How much of the ambience on the record is the room at Easy Eye?

Joyce: “Dan’s got a bathroom he had treated—he lacquered and painted this bright small room, so we sometimes sent a speaker to that. We also had two plate reverbs and some tape echo, but all the ambience, effect-wise, was real. As far as room mics, a lot of it was mono room—an RE-15—because there was so much going on in the room. Collin would also maybe use a Shure ribbon mic off to the side, kind of behind the drums.”

What did mixer Rich Costey add to the album?

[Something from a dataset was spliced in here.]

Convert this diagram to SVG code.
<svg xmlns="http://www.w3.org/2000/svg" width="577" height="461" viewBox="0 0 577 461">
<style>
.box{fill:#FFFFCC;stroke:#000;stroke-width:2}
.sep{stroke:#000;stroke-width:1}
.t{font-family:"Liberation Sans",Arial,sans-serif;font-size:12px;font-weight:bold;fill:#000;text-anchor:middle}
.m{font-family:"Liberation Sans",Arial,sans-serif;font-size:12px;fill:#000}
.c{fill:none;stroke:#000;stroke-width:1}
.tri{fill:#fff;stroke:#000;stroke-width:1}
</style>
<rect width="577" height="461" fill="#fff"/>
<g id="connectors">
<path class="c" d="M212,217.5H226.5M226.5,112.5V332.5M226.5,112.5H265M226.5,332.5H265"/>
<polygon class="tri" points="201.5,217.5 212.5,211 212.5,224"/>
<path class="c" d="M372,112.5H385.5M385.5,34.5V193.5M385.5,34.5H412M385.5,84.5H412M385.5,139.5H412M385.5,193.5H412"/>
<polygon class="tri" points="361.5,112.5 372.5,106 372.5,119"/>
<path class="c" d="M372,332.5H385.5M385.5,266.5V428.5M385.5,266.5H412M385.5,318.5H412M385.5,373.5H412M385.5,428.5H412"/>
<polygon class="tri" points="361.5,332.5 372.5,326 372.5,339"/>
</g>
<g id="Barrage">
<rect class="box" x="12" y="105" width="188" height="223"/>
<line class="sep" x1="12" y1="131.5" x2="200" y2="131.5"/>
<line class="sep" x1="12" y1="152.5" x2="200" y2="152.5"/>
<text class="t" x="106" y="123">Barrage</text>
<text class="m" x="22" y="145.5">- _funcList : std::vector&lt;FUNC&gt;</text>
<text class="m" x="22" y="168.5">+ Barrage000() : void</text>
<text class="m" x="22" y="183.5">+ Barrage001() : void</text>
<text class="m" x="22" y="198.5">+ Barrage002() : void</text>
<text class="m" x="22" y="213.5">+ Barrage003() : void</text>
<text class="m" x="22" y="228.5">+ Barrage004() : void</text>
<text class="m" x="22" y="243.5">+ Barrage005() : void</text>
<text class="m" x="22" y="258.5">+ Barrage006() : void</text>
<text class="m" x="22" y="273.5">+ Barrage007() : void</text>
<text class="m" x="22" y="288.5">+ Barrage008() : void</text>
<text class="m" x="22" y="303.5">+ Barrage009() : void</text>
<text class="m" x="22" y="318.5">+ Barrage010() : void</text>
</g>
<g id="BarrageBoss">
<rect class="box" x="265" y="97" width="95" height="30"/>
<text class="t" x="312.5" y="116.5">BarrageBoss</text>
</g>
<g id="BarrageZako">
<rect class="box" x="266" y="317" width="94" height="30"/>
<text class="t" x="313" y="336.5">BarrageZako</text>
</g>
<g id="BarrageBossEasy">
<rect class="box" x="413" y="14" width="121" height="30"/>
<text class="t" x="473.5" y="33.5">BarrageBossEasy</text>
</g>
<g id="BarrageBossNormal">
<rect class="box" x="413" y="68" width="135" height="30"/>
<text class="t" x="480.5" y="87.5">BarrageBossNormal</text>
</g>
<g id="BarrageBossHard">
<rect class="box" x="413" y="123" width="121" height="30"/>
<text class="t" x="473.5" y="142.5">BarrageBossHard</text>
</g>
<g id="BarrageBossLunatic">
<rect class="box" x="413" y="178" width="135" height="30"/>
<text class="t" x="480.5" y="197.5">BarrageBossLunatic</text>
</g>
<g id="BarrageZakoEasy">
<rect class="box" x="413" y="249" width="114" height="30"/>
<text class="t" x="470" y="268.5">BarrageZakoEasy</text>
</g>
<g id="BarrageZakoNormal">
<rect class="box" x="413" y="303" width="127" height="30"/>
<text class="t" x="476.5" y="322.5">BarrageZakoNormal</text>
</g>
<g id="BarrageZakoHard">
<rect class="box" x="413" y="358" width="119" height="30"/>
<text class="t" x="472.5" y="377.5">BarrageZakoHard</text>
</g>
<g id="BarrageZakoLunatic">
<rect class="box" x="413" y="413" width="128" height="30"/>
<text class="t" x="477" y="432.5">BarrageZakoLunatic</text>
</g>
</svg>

Joyce: “Rich ‘got it’ right away. He understood what was going on and he didn’t do too much to what was already there. We had some pretty amazing roughs come out of there, and he was able to comp that same sort of thick, chunky, Quad 8 vibe with whatever he was using. He added a little more brilliance to things, gave it a little more punch here and there.”

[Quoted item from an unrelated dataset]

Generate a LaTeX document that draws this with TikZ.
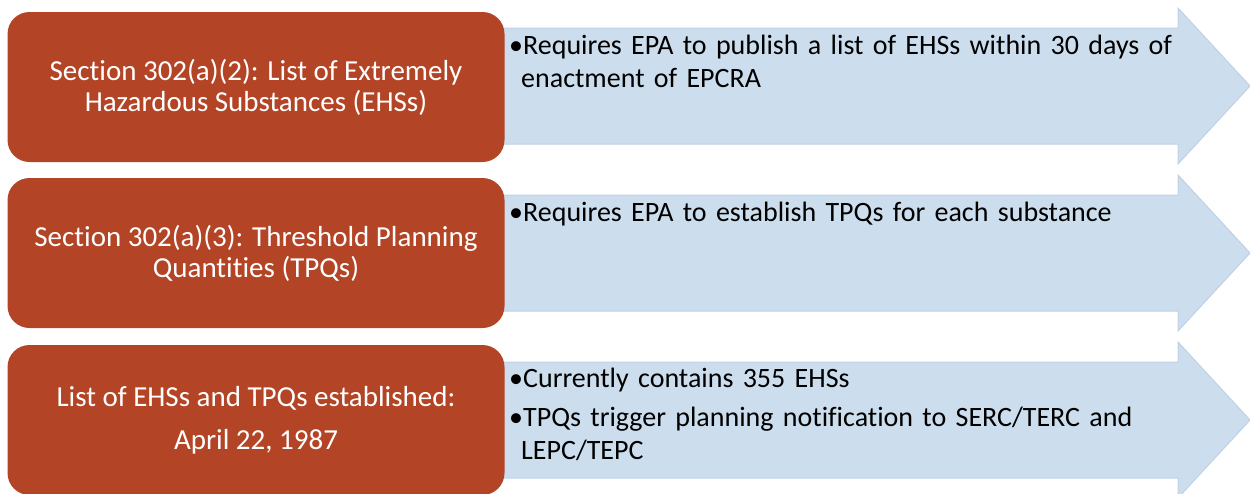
\documentclass[tikz,border=0pt]{standalone}
\usepackage{fontspec}
\setmainfont{Carlito}[Ligatures=NoCommon]
\usetikzlibrary{positioning}

\definecolor{rust}{HTML}{B34425}
\definecolor{paleblue}{HTML}{CCDEED}
\definecolor{blueedge}{HTML}{BFD1E5}

\tikzset{
  hdr/.style={fill=rust, rounded corners=22pt, minimum width=497pt, minimum height=150pt,
    text=white, align=center, inner sep=0pt, font=\fontsize{29}{31}\selectfont},
  bluearrow/.style={fill=paleblue, draw=blueedge, line width=1pt},
  arrowtxt/.style={anchor=north west, align=left, text width=700pt, inner sep=0pt,
    font=\fontsize{28}{33}\selectfont}
}

\begin{document}
\begin{tikzpicture}[x=1pt,y=-1pt]
\useasboundingbox (0,0) rectangle (1250,493);

% arrows behind the headers
\foreach \c in {86,253,420}
  \draw[bluearrow] (470,\c-58) -- (1178,\c-58) -- (1178,\c-78) -- (1250,\c)
    -- (1178,\c+78) -- (1178,\c+58) -- (470,\c+58) -- cycle;

% headers
\node[hdr] (hdrEHS) at (256,87) {Section 302(a)(2): List of Extremely\\Hazardous Substances (EHSs)};
\node[hdr] (hdrTPQ) at (256,253) {Section 302(a)(3): Threshold Planning\\Quantities (TPQs)};
\node[hdr] (hdrDate) at (256,420) {List of EHSs and TPQs established:\\[12pt]April 22, 1987};

% bullet texts
\node[arrowtxt] (txtEHS) at (509,35) {\raggedright\hangindent=12pt\hangafter=1
  •Requires EPA to publish a list of EHSs within 30 days of enactment of EPCRA\par};
\node[arrowtxt] (txtTPQ) at (509,202) {\raggedright •Requires EPA to establish TPQs for each substance\par};
\node[arrowtxt] (txtDate) at (509,368) {\raggedright •Currently contains 355 EHSs\par\vspace{6pt}
  \hangindent=12pt\hangafter=1
  •TPQs trigger planning notification to SERC/TERC and LEPC/TEPC\par};
\end{tikzpicture}
\end{document}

Dylan: “We had a first round of mixing with somebody else, but it didn’t go well because the board this other person was mixing on was really deadening this organic sound we already had. It became clear it was going to be difficult to mix—not in the sense that the tracks were a mess; they weren’t at all. But Rich Costey didn’t get much of a choice. There was none of that ‘We haven’t decided to use this guitar or that guitar.’ It was not like Bringing Down the Horse, where we delivered a thousand tracks to [mixer] Tom Lord-Alge. [Laughs.] He really had to sort out a lot of stuff—he was really important to that record. But this was really just performances. We wanted it to sound straight-ahead and simple and Rich understood that and really brought out the best in what we gave him.”